Leadership researchers Smircich and Morgan concluded that a person emerges as a leader in large part “because of their role in framing experience in a way that provides a viable basis for action, e.g., by mobilizing meaning, articulating and defining what has previously remained implicit or unsaid, by inventing images and meanings that provide a focus for new attention, and by consolidating, confronting, or changing prevailing wisdom.”

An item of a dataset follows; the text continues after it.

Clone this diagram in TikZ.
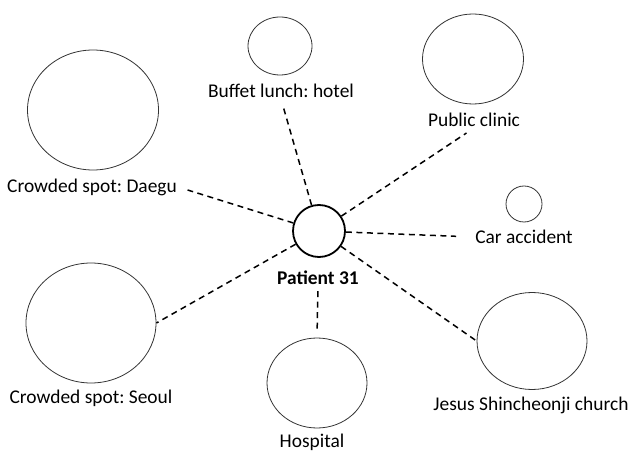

This concept can be seen as the distillation, or basis, of many of other leadership theories. It explains the leader-follower relationship by underscoring why followers do or do not accept another as a leader (does the leader’s narrative work for them in creating meaning from what they see?). It underscores Leader-Member-Exchange (LMX) theory, as the management of meaning by the leader influences the perceptions of organizational justice of the follower (the leader’s effective use of narrative in explaining why justice occurred will affect the follower’s perception of such, and subsequent depth of relations between the two). Even the “great man” theory and other trait- and behaviour-based leadership models lean on this framework: does the leader have what it takes to effectively create meaning for followers that they will accept and act upon in desirable ways? Is the leader motivated enough to do this? Driven enough? Smart enough?
Crafting a narrative isn’t as easy as it sounds. A leader must develop open communication channels both upstream and downstream in order to receive and deliver messages with minimal distortion and delay. Reports and briefings may provide some information, but the savvy CEO will also have his ear to the ground by interacting regularly with all levels of the organization. This should be informal as well as formal.
Many people (all people?) struggle to make sense of their world. They absorb news and information and try to assimilate it into a coherent view. The more solid this view, the more confident they are acting in accordance with it. But the problem is this: with the advent of communications technology and the evaporation of cultural borders the common man has much more access to all kinds of data on a daily basis. Much of it is conflicting. The more data there is to understand, the more difficult it is to create one clear worldview through which to grasp it.
When people’s worlds were smaller, it was easier to create a narrative that made sense of the observations and “reality” that people experienced. Leaders had only so many concepts and observations to weave into their narrative. It was easier to motivate people to action because one frame of reality—one story—could explain everything they saw. And if a leader chose the right story, he could line up motivated followers to his cause.
Increasingly people are bombarded with many more variables than can fit in a concise narrative, and as such faith in some traditional leaders and their interpretation of events has waned. Twitter and smartphones transmit the experience of any person across the world in seconds. Virtually all public events are digitally recorded, and the video lives forever online, waiting to catch the unwitting politician or CEO in a moment of hypocrisy. Leaders can no longer change their narrative without being called out for being inconsistency and disingenuousness (fans of the Daily Show will recognize this Jon Stewart’s main modus operandi).
What some might call the current crisis of leadership is a reflection of this. Most leaders, save for some religious ones (I’m thinking Eastern traditions here), can’t create a narrative which meaningfully encompasses all the stimuli most people receive. The more people know, the harder it is to tell them what to think. And the world is not a black-and-white place; shades of gray are now obvious to all.
I’m not sure what this may mean for the future of leadership, although one hypothesis is that we will increasingly see a split between two modes of thought- the first being a dogmatic and closed-minded adherence to the old story, where any contradicting information is summarily ignored or discounted (Glenn Beck and Keith Olbermann come to mind), and the other is one that increasingly accepts a narrative so expansive and inclusive that it can’t inspire followers to take action. This can be seen in Taoist or Buddhist narratives of accepting the interplay of opposites and holding two contradictory thoughts in one’s head at once—a koan of sorts. The consequence of this is a feeling that “there is nowhere to go, there is nothing to do, there is no one to be.” How do you inspire someone to act on that?
While the tidal wave of technological revolution affects us all, there are tactics for the aspiring leader. First, choose your audience carefully. The smaller the target the better you can manage meaning. Second, do your research to know what they know. If you send out a company-wide email explaining why the organization has to make budget cuts next year, make sure that month’s newsletter doesn’t cover the lavish executive retreat the C-staff just came back from. Third, frame events to motivate employees in the right direction. The best stories inspire people toward an event (e.g. increased revenue) rather than away from something (e.g. decreased spending).
As for the state of global leaders, I don’t envy their challenge.